What the exercise asks
Without the pictures, write out all the lines below exactly as they appear.

Data
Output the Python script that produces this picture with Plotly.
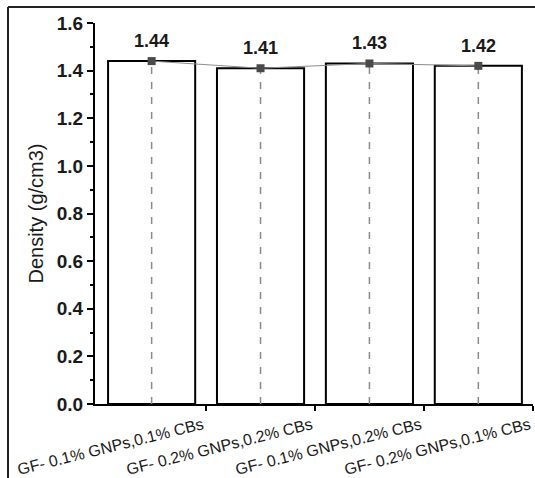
import plotly.graph_objects as go

categories = ["GF- 0.1% GNPs,0.1% CBs", "GF- 0.2% GNPs,0.2% CBs",
              "GF- 0.1% GNPs,0.2% CBs", "GF- 0.2% GNPs,0.1% CBs"]
density = [1.44, 1.41, 1.43, 1.42]
positions = [1, 2, 3, 4]
y_ticks = [0.0, 0.2, 0.4, 0.6, 0.8, 1.0, 1.2, 1.4, 1.6]

FONT = "Arial, Liberation Sans, sans-serif"
W, H = 535, 478
L, R, T, B = 95, 2, 23, 74

fig = go.Figure()

fig.add_trace(go.Bar(
    x=positions, y=density, width=0.8,
    marker=dict(color="white", line=dict(color="black", width=2)),
    showlegend=False, hoverinfo="skip"))

for p, v in zip(positions, density):
    fig.add_trace(go.Scatter(
        x=[p, p], y=[0, v], mode="lines",
        line=dict(color="#8a8a8a", width=1.5, dash="7px,8px"),
        showlegend=False, hoverinfo="skip"))

fig.add_trace(go.Scatter(
    x=positions, y=density, mode="lines+markers",
    line=dict(color="#8c8c8c", width=1),
    marker=dict(symbol="square", size=8, color="#4a4a4a"),
    showlegend=False))

for p, v in zip(positions, density):
    fig.add_annotation(x=p, y=v, text=f"<b>{v:.2f}</b>", showarrow=False,
                       yshift=20, font=dict(family=FONT, size=18, color="#1a1a1a"))

tick_pos = [p + 0.5 for p in positions]
for tp, lab in zip(tick_pos, categories):
    fig.add_annotation(x=tp, xref="x", y=-9 / (H - T - B), yref="paper",
                       text=lab, showarrow=False, textangle=-14,
                       xanchor="right", yanchor="top", xshift=2,
                       font=dict(family=FONT, size=16, color="#1a1a1a"))

pw = W - L - R
ph = H - T - B
x_left = (8 - L) / pw
y_top = (H - B - 7) / ph
fig.add_shape(type="line", xref="paper", yref="paper", x0=x_left, x1=(W + 5 - L) / pw,
              y0=y_top, y1=y_top, line=dict(color="#222", width=2))
fig.add_shape(type="line", xref="paper", yref="paper", x0=x_left, x1=x_left,
              y0=y_top, y1=-(B + 5) / ph, line=dict(color="#222", width=2))

fig.update_layout(
    width=W, height=H,
    margin=dict(l=L, r=R, t=T, b=B, autoexpand=False),
    plot_bgcolor="white", paper_bgcolor="white",
    font=dict(family=FONT, color="#1a1a1a"),
    xaxis=dict(range=[0.48, 4.502], tickvals=tick_pos,
               ticktext=["" for _ in categories], ticks="outside", ticklen=5,
               tickwidth=2, tickcolor="black", showline=True, linecolor="black",
               linewidth=2, showgrid=False, zeroline=False, automargin=False),
    yaxis=dict(range=[0, 1.6], tickvals=y_ticks,
               ticktext=[f"<b>{t:.1f}</b>" for t in y_ticks],
               ticks="outside", ticklen=6, tickwidth=2, tickcolor="black",
               minor=dict(dtick=0.1, ticks="outside", ticklen=3, tickwidth=1.5,
                          tickcolor="black"),
               showline=True, linecolor="black", linewidth=2, showgrid=False,
               zeroline=False, automargin=False,
               tickfont=dict(family=FONT, size=19, color="#1a1a1a"),
               title=dict(text="Density (g/cm3)", standoff=8,
                          font=dict(family=FONT, size=20, color="#1a1a1a"))),
)

fig.write_html("out.html", config={"displayModeBar": False},
               post_script="document.body.style.margin='0';document.body.style.overflow='hidden';")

Solved exercise
Output the Python script that produces this picture with Plotly.
import plotly.graph_objects as go

categories = ["GF- 0.1% GNPs,0.1% CBs", "GF- 0.2% GNPs,0.2% CBs",
              "GF- 0.1% GNPs,0.2% CBs", "GF- 0.2% GNPs,0.1% CBs"]
density = [1.44, 1.41, 1.43, 1.42]
positions = [1, 2, 3, 4]
y_ticks = [0.0, 0.2, 0.4, 0.6, 0.8, 1.0, 1.2, 1.4, 1.6]

FONT = "Arial, Liberation Sans, sans-serif"
W, H = 535, 478
L, R, T, B = 95, 2, 23, 74

fig = go.Figure()

fig.add_trace(go.Bar(
    x=positions, y=density, width=0.8,
    marker=dict(color="white", line=dict(color="black", width=2)),
    showlegend=False, hoverinfo="skip"))

for p, v in zip(positions, density):
    fig.add_trace(go.Scatter(
        x=[p, p], y=[0, v], mode="lines",
        line=dict(color="#8a8a8a", width=1.5, dash="7px,8px"),
        showlegend=False, hoverinfo="skip"))

fig.add_trace(go.Scatter(
    x=positions, y=density, mode="lines+markers",
    line=dict(color="#8c8c8c", width=1),
    marker=dict(symbol="square", size=8, color="#4a4a4a"),
    showlegend=False))

for p, v in zip(positions, density):
    fig.add_annotation(x=p, y=v, text=f"<b>{v:.2f}</b>", showarrow=False,
                       yshift=20, font=dict(family=FONT, size=18, color="#1a1a1a"))

tick_pos = [p + 0.5 for p in positions]
for tp, lab in zip(tick_pos, categories):
    fig.add_annotation(x=tp, xref="x", y=-9 / (H - T - B), yref="paper",
                       text=lab, showarrow=False, textangle=-14,
                       xanchor="right", yanchor="top", xshift=2,
                       font=dict(family=FONT, size=16, color="#1a1a1a"))

pw = W - L - R
ph = H - T - B
x_left = (8 - L) / pw
y_top = (H - B - 7) / ph
fig.add_shape(type="line", xref="paper", yref="paper", x0=x_left, x1=(W + 5 - L) / pw,
              y0=y_top, y1=y_top, line=dict(color="#222", width=2))
fig.add_shape(type="line", xref="paper", yref="paper", x0=x_left, x1=x_left,
              y0=y_top, y1=-(B + 5) / ph, line=dict(color="#222", width=2))

fig.update_layout(
    width=W, height=H,
    margin=dict(l=L, r=R, t=T, b=B, autoexpand=False),
    plot_bgcolor="white", paper_bgcolor="white",
    font=dict(family=FONT, color="#1a1a1a"),
    xaxis=dict(range=[0.48, 4.502], tickvals=tick_pos,
               ticktext=["" for _ in categories], ticks="outside", ticklen=5,
               tickwidth=2, tickcolor="black", showline=True, linecolor="black",
               linewidth=2, showgrid=False, zeroline=False, automargin=False),
    yaxis=dict(range=[0, 1.6], tickvals=y_ticks,
               ticktext=[f"<b>{t:.1f}</b>" for t in y_ticks],
               ticks="outside", ticklen=6, tickwidth=2, tickcolor="black",
               minor=dict(dtick=0.1, ticks="outside", ticklen=3, tickwidth=1.5,
                          tickcolor="black"),
               showline=True, linecolor="black", linewidth=2, showgrid=False,
               zeroline=False, automargin=False,
               tickfont=dict(family=FONT, size=19, color="#1a1a1a"),
               title=dict(text="Density (g/cm3)", standoff=8,
                          font=dict(family=FONT, size=20, color="#1a1a1a"))),
)

fig.write_html("out.html", config={"displayModeBar": False},
               post_script="document.body.style.margin='0';document.body.style.overflow='hidden';")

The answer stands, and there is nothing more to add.